(Dataset rows)
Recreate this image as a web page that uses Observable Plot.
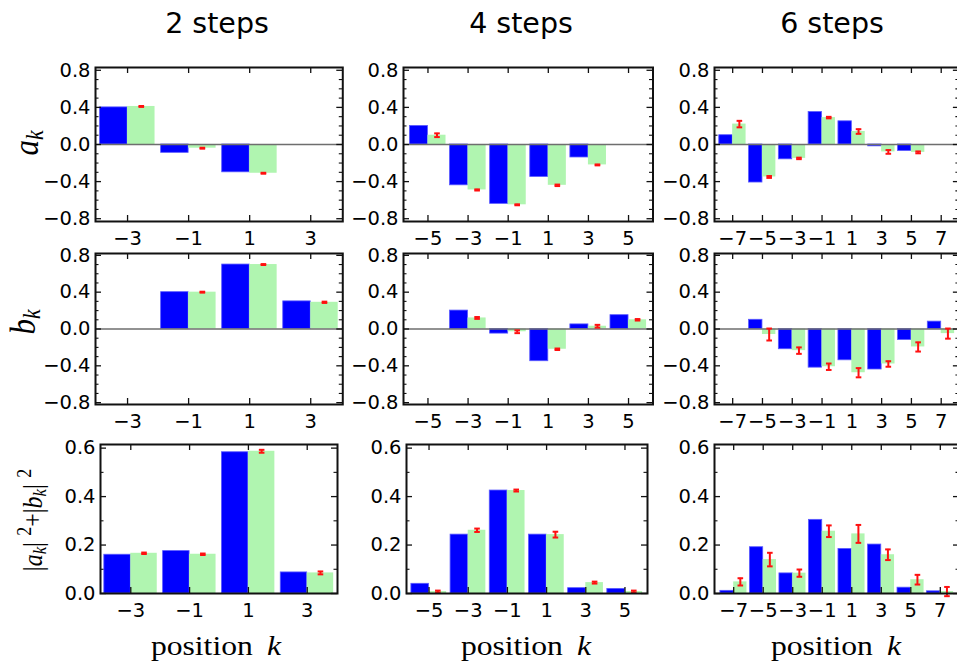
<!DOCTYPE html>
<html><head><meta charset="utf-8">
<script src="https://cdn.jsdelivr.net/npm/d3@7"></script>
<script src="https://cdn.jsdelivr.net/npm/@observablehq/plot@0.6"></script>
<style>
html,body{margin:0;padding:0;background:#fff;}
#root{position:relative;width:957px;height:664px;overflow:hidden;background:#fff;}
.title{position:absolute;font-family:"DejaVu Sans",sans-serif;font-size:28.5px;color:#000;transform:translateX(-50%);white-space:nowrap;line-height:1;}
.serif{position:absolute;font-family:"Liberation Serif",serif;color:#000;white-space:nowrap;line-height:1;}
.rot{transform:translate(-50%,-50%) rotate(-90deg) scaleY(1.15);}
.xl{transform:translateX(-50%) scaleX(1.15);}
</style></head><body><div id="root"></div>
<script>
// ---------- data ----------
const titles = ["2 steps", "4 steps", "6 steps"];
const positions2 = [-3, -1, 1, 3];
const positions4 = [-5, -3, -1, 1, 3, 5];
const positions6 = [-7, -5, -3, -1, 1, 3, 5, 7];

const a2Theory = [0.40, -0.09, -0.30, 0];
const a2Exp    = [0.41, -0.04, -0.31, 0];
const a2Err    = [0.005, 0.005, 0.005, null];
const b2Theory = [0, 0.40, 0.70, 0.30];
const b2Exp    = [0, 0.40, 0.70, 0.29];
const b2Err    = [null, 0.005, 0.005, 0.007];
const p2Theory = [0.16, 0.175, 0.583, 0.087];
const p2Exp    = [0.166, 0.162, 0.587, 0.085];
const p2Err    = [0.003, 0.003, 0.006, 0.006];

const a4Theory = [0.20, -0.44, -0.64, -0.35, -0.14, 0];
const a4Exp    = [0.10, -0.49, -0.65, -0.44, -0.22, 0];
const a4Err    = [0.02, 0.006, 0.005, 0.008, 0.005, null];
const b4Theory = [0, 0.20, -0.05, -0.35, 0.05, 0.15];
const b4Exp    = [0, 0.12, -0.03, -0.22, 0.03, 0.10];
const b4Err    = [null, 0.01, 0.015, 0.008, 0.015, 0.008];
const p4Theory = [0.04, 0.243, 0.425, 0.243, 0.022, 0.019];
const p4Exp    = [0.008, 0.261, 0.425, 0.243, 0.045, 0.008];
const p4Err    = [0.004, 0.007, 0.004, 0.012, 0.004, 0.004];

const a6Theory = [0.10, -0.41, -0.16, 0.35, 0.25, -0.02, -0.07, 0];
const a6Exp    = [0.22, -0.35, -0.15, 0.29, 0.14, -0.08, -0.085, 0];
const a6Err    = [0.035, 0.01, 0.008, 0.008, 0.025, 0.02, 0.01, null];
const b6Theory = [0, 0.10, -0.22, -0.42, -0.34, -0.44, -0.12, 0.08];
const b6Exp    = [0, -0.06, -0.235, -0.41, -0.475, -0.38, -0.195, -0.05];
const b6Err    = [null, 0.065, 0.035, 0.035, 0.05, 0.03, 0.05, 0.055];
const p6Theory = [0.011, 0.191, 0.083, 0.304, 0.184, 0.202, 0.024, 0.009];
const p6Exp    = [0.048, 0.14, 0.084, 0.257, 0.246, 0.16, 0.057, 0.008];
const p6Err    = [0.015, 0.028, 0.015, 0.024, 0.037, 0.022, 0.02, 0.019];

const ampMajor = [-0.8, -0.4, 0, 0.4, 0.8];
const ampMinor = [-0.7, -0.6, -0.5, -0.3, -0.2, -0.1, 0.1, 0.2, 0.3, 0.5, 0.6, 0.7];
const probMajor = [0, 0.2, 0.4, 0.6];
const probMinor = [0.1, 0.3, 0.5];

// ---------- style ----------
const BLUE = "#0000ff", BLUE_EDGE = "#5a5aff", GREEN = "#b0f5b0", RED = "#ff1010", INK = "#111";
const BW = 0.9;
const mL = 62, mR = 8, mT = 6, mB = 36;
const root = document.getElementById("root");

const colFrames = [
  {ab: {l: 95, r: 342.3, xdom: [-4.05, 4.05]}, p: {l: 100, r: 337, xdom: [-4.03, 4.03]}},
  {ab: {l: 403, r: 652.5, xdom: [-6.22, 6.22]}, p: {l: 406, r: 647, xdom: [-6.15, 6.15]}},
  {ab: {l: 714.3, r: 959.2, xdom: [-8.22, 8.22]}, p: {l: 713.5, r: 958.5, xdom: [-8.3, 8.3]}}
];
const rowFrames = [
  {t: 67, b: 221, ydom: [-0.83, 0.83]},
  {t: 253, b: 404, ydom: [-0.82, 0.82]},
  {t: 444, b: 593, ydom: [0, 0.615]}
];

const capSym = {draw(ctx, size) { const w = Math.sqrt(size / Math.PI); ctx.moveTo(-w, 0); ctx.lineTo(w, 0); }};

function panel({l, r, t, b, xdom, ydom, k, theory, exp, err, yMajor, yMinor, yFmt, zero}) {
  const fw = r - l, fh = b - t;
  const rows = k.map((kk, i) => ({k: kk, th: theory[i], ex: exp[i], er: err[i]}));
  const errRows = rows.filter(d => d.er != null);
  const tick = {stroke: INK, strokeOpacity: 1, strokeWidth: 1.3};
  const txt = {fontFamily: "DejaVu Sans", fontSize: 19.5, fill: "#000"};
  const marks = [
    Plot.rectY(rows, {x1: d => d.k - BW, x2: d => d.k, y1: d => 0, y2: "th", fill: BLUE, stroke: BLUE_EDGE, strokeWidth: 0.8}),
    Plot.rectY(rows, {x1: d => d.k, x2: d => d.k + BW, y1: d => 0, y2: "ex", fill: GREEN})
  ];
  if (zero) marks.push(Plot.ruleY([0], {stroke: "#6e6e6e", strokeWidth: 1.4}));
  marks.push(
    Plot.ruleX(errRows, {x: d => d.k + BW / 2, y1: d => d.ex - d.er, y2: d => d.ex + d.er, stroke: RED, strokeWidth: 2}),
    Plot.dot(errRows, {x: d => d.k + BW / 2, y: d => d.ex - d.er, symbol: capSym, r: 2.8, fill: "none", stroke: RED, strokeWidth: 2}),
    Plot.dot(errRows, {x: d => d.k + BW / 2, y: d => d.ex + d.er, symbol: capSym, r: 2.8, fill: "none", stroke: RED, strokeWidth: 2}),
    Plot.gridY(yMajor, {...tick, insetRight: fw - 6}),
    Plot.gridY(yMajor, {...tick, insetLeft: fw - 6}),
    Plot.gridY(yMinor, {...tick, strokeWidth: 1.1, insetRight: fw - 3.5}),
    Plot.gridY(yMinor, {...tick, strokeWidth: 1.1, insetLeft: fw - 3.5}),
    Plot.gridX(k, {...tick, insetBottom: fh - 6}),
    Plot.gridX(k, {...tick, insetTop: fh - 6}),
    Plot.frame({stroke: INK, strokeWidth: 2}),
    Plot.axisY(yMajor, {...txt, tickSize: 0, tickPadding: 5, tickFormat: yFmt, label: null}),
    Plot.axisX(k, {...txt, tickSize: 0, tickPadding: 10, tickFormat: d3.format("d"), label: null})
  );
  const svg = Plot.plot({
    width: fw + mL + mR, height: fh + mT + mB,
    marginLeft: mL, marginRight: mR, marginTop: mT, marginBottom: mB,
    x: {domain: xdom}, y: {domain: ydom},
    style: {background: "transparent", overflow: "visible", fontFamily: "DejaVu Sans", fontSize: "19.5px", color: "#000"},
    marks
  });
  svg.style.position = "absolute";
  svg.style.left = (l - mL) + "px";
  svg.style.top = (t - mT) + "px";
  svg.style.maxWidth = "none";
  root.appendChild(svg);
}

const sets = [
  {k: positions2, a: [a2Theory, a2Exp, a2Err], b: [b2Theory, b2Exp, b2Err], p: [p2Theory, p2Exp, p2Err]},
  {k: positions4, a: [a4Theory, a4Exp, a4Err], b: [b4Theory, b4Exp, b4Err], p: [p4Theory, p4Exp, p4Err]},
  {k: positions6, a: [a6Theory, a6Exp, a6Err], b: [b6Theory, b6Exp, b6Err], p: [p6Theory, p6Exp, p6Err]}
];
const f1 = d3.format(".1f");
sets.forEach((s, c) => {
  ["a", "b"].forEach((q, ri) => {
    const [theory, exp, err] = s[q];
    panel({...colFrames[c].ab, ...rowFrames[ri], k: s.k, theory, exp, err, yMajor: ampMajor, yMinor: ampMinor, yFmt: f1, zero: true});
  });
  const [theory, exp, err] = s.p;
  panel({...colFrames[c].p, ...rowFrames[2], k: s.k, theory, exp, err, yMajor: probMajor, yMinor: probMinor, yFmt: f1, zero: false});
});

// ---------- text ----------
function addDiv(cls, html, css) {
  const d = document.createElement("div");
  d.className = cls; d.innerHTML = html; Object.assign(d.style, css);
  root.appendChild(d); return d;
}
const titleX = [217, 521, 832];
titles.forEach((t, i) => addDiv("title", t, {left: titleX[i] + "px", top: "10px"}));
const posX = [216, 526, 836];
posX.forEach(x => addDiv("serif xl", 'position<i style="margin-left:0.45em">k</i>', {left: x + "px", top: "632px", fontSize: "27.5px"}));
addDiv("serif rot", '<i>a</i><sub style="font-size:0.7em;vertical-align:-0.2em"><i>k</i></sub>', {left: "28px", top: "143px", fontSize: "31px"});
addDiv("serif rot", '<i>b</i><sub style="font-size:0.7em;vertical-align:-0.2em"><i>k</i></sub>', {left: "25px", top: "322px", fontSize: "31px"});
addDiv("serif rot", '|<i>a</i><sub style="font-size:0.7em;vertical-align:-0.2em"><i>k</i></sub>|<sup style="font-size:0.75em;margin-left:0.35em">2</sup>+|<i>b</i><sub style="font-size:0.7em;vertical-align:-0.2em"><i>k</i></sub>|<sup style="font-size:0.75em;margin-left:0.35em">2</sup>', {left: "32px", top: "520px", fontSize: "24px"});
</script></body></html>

---

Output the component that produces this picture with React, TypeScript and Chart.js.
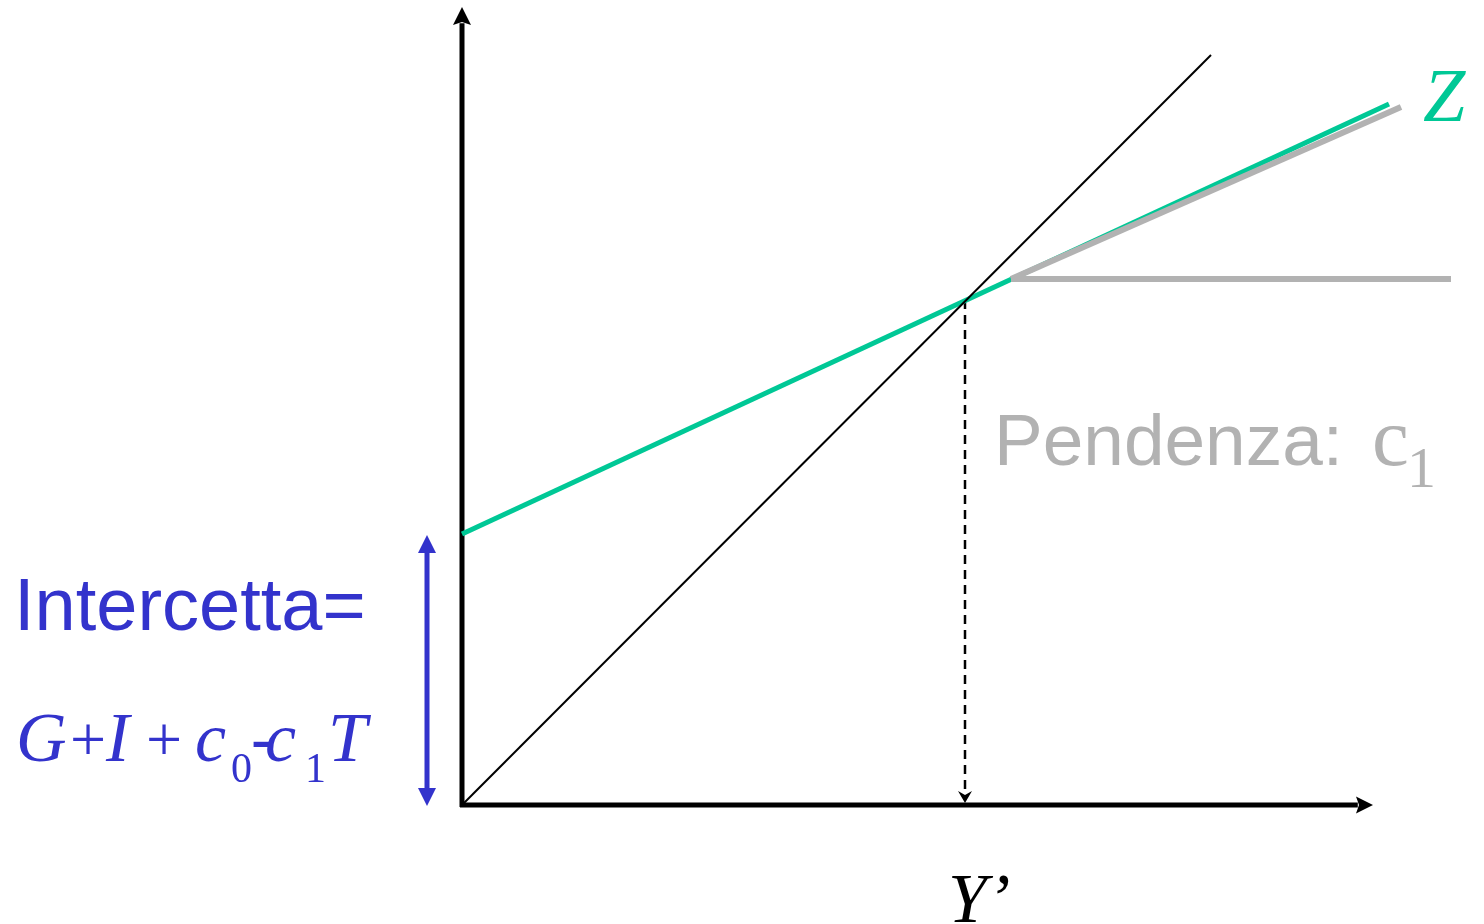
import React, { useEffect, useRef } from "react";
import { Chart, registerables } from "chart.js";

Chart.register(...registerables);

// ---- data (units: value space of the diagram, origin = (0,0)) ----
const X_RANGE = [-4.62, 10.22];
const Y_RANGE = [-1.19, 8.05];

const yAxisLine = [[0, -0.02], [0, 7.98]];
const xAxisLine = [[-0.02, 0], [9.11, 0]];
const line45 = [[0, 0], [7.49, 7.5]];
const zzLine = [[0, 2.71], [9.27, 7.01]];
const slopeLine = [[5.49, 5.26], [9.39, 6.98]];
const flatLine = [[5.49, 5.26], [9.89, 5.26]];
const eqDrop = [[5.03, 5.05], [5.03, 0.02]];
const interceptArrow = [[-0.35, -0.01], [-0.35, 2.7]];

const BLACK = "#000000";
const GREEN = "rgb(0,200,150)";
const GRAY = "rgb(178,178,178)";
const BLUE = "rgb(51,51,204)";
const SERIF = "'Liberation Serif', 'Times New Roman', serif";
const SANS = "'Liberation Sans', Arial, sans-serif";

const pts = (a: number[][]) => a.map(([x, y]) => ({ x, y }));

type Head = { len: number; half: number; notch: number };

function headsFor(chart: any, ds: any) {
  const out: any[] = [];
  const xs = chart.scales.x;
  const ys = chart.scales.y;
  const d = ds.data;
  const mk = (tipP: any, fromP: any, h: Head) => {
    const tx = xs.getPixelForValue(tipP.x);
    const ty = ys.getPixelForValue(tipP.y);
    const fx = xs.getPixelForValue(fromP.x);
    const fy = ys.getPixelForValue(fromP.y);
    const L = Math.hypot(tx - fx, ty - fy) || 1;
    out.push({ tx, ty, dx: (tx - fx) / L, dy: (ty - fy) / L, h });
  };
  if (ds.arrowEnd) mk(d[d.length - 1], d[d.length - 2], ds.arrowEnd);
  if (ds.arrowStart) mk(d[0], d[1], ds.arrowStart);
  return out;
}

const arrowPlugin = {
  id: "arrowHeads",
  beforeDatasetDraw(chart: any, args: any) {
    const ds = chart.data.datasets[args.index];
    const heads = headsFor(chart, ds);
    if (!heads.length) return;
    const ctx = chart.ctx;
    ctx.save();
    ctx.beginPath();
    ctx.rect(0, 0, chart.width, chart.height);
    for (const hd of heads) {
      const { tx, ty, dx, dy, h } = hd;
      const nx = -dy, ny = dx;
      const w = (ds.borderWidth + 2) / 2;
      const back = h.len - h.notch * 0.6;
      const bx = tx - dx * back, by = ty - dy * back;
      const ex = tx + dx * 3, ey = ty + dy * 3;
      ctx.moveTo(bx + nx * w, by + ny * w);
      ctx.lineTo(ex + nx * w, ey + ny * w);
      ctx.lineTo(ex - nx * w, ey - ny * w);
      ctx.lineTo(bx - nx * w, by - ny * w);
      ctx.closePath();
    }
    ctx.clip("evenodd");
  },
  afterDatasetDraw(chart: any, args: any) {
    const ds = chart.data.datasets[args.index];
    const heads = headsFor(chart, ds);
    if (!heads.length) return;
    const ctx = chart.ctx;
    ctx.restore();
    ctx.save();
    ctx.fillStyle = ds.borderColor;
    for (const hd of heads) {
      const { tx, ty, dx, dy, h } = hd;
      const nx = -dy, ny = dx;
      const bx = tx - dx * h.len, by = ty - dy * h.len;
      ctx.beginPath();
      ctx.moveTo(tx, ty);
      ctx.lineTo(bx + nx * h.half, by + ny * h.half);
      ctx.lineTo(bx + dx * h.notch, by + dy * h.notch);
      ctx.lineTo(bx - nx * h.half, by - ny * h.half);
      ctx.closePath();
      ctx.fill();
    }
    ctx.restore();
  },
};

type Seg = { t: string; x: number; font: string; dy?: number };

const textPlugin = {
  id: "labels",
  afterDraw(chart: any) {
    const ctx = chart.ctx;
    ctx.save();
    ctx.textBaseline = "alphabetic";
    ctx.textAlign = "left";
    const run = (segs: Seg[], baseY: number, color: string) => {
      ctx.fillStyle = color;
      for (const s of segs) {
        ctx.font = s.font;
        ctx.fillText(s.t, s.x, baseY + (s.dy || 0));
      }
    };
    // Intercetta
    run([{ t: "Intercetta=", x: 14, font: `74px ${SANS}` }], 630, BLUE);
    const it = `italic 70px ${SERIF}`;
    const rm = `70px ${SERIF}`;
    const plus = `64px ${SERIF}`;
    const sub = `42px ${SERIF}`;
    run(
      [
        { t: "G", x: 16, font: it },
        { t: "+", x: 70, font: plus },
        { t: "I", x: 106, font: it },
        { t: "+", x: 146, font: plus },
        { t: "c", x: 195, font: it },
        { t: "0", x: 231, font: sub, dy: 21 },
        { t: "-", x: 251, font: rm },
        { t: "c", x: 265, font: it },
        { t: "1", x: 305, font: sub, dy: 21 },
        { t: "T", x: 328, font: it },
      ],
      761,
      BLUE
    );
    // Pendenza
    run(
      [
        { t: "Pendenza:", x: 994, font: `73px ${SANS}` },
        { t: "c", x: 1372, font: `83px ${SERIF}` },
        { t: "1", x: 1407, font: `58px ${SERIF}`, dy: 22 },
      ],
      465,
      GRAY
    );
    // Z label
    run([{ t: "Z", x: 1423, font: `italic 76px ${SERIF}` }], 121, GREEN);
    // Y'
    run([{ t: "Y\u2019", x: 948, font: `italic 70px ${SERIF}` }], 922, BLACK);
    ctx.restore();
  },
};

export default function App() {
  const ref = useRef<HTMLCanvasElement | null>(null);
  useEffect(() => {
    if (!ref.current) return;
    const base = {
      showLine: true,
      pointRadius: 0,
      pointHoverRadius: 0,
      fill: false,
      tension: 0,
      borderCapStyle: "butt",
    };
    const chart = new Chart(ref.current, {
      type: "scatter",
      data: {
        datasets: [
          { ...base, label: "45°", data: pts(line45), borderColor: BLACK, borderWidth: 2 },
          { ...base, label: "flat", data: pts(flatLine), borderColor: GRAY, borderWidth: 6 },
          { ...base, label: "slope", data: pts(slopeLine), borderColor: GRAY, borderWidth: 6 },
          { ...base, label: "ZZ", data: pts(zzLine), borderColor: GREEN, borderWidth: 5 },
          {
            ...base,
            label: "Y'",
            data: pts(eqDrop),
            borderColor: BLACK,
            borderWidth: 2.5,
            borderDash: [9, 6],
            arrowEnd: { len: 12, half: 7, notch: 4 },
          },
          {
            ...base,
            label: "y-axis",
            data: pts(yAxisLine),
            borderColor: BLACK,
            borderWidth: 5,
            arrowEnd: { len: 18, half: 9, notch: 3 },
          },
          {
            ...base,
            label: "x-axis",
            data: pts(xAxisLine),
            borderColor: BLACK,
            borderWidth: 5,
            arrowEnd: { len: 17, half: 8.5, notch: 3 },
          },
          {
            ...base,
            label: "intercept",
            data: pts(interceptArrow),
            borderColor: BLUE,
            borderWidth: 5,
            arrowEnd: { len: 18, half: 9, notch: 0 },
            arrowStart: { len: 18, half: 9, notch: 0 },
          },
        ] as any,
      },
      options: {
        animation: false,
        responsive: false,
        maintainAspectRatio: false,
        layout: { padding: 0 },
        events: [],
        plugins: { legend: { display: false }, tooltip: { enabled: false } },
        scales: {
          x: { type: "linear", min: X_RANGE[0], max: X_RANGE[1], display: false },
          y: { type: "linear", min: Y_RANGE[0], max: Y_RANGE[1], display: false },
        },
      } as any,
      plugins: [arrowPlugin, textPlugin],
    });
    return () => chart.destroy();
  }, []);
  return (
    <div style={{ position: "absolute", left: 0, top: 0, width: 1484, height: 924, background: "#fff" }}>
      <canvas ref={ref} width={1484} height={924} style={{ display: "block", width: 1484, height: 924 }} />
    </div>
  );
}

* * *

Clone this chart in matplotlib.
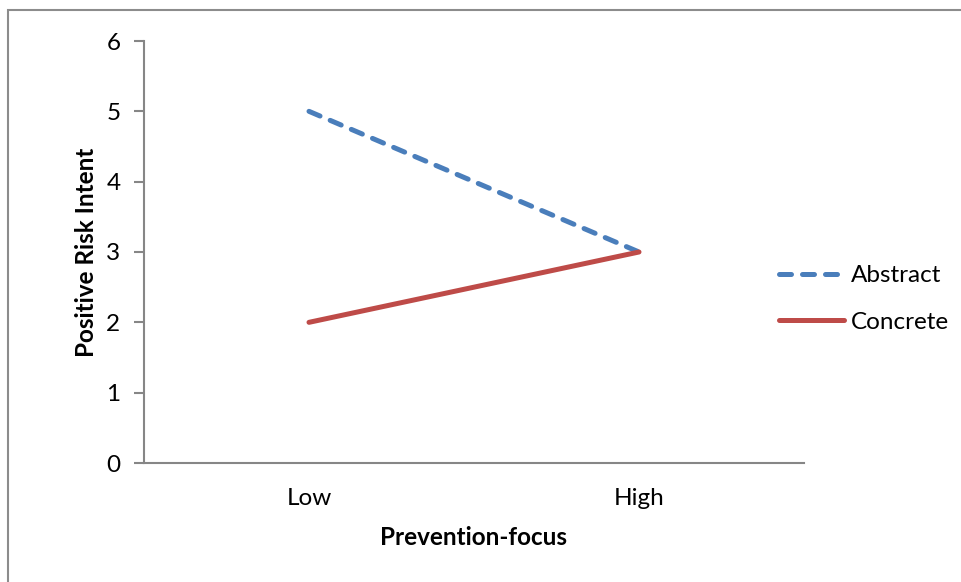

(Exercise aim)
Pictures are not part of the copy. Write out only the lines from the one containing "Recreate this image" through the one containing "0.012, 0.004, 0.004];", exactly as they stand, both included.

(Exercise result)
Recreate this image as a web page that uses Observable Plot.
<!DOCTYPE html>
<html><head><meta charset="utf-8">
<script src="https://cdn.jsdelivr.net/npm/d3@7"></script>
<script src="https://cdn.jsdelivr.net/npm/@observablehq/plot@0.6"></script>
<style>
html,body{margin:0;padding:0;background:#fff;}
#root{position:relative;width:957px;height:664px;overflow:hidden;background:#fff;}
.title{position:absolute;font-family:"DejaVu Sans",sans-serif;font-size:28.5px;color:#000;transform:translateX(-50%);white-space:nowrap;line-height:1;}
.serif{position:absolute;font-family:"Liberation Serif",serif;color:#000;white-space:nowrap;line-height:1;}
.rot{transform:translate(-50%,-50%) rotate(-90deg) scaleY(1.15);}
.xl{transform:translateX(-50%) scaleX(1.15);}
</style></head><body><div id="root"></div>
<script>
// ---------- data ----------
const titles = ["2 steps", "4 steps", "6 steps"];
const positions2 = [-3, -1, 1, 3];
const positions4 = [-5, -3, -1, 1, 3, 5];
const positions6 = [-7, -5, -3, -1, 1, 3, 5, 7];

const a2Theory = [0.40, -0.09, -0.30, 0];
const a2Exp    = [0.41, -0.04, -0.31, 0];
const a2Err    = [0.005, 0.005, 0.005, null];
const b2Theory = [0, 0.40, 0.70, 0.30];
const b2Exp    = [0, 0.40, 0.70, 0.29];
const b2Err    = [null, 0.005, 0.005, 0.007];
const p2Theory = [0.16, 0.175, 0.583, 0.087];
const p2Exp    = [0.166, 0.162, 0.587, 0.085];
const p2Err    = [0.003, 0.003, 0.006, 0.006];

const a4Theory = [0.20, -0.44, -0.64, -0.35, -0.14, 0];
const a4Exp    = [0.10, -0.49, -0.65, -0.44, -0.22, 0];
const a4Err    = [0.02, 0.006, 0.005, 0.008, 0.005, null];
const b4Theory = [0, 0.20, -0.05, -0.35, 0.05, 0.15];
const b4Exp    = [0, 0.12, -0.03, -0.22, 0.03, 0.10];
const b4Err    = [null, 0.01, 0.015, 0.008, 0.015, 0.008];
const p4Theory = [0.04, 0.243, 0.425, 0.243, 0.022, 0.019];
const p4Exp    = [0.008, 0.261, 0.425, 0.243, 0.045, 0.008];
const p4Err    = [0.004, 0.007, 0.004, 0.012, 0.004, 0.004];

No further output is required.